You may be reading a lot in the news about a lawsuit in California to require coffee shops to warn customers of a possible cancer risk associated with the traditional morning beverage.

For many people, the idea of starting the morning without their regular latte or double espresso is unthinkable. So what’s going on in California?

The issue in California stems from the state’s Proposition 65 law, which requires restaurants, stores, schools and other public places in the state to warn people, through a sign in the store or label on the product itself, if they are exposed to any substances on the Prop 65 list at levels that may present a cancer risk. This Prop 65 list includes chemical substances that have been classified by the International Agency for Research on Cancer (IARC) or other agencies as possible or potential carcinogens.

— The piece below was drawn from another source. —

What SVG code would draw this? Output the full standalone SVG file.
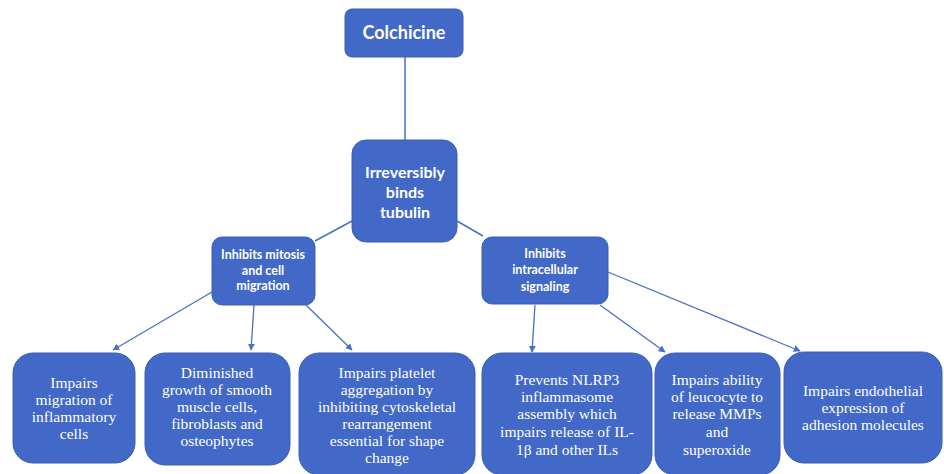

In the case of coffee, the chemical acrylamide, which is created during the coffee bean roasting process, is the substance that is drawing attention.

What is acrylamide?

Acrylamide is chemical compound that occurs in many foods when they are cooked and thus exposed to high heat, such as baked breads and baked and fried potatoes, or meat cooked out on the grill. Acrylamide also occurs naturally in a variety of other foods including black olives, asparagus, dried fruit, prune juice, roasted almonds, cereals, crackers, cocoa powder and chocolate.

According to the U.S. Food and Drug Administration (FDA), acrylamide has probably always been present in cooked foods but was first detected in certain foods in 2002.

Does acrylamide cause cancer?

According to the National Cancer Institute, rodent studies have found that acrylamide exposure may increase the risk for some types of cancer. However, according to the American Cancer Society, doses of acrylamide given in animal studies have been as much as 1,000 to 10,000 times higher than the levels people might be exposed to in foods.

While IARC has classified acrylamide as a probable carcinogen based on animal studies, a majority of studies done on humans have found “no statistically significant association between dietary acrylamide intake and various cancers,” according to studies reported in the Journal of Nutrition and Cancer.

What’s next?

Coffee industry advocates are pushing back on warning labels, citing additional research from IARC stating that many studies showed that “coffee drinking had no carcinogenic effects.” In addition, others are pressing the state of California to strengthen the clarity of its labeling program overall to decrease consumer confusion.

In the meantime, the popularity of coffee still seems to be going strong – a recent tally shows that Americans are consuming 400 million cups a day.